Team Tempest is preparing for the Outline Business Case 2 key gate to be signed off in 2024, ahead of the Full Business Case following in 2025 to take the programme through to entry into service in 2035. (BAE Systems)
The UK industry and Ministry of Defence (MoD) partnership responsible for delivering the Future Combat Air System (FCAS) – of which the Tempest future fighter is a part – is preparing for a critical phase of the programme, with a senior official describing the task as “a 10-year challenge”.

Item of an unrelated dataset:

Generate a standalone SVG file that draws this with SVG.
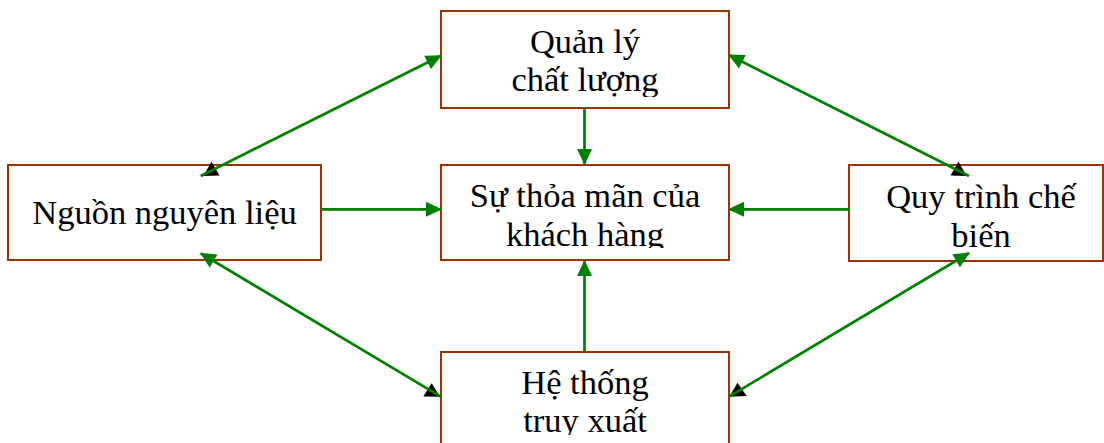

Speaking to Janes and other defence media at BAE Systems' Warton site in late May, John Stocker, Business Development director FCAS, said that with the programme having progressed well since being officially launched at the Farnborough International Airshow in 2018, Team Tempest is preparing for the Outline Business Case 2 key gate to be signed off in 2024, ahead of the Full Business Case following in 2025 to take the programme through to entry into service in 2035.
“This will be a decade-long window to deliver the Tempest capability in half the time of a comparable programme, such as the Eurofighter, which took nearly 20 years,” Stocker said. “That phase of the programme from 2025 to [delivering the capability in] 2035 is a 10-year challenge.”
BAE Systems is one of four primary industrial partners on the Tempest programme that is being developed by the Royal Air Force (RAF) Rapid Capabilities Office (RCO), Defence Science and Technology Laboratory (Dstl), and Defence Equipment and Support (DE&S), with the others being Leonardo, MBDA UK, and Rolls-Royce.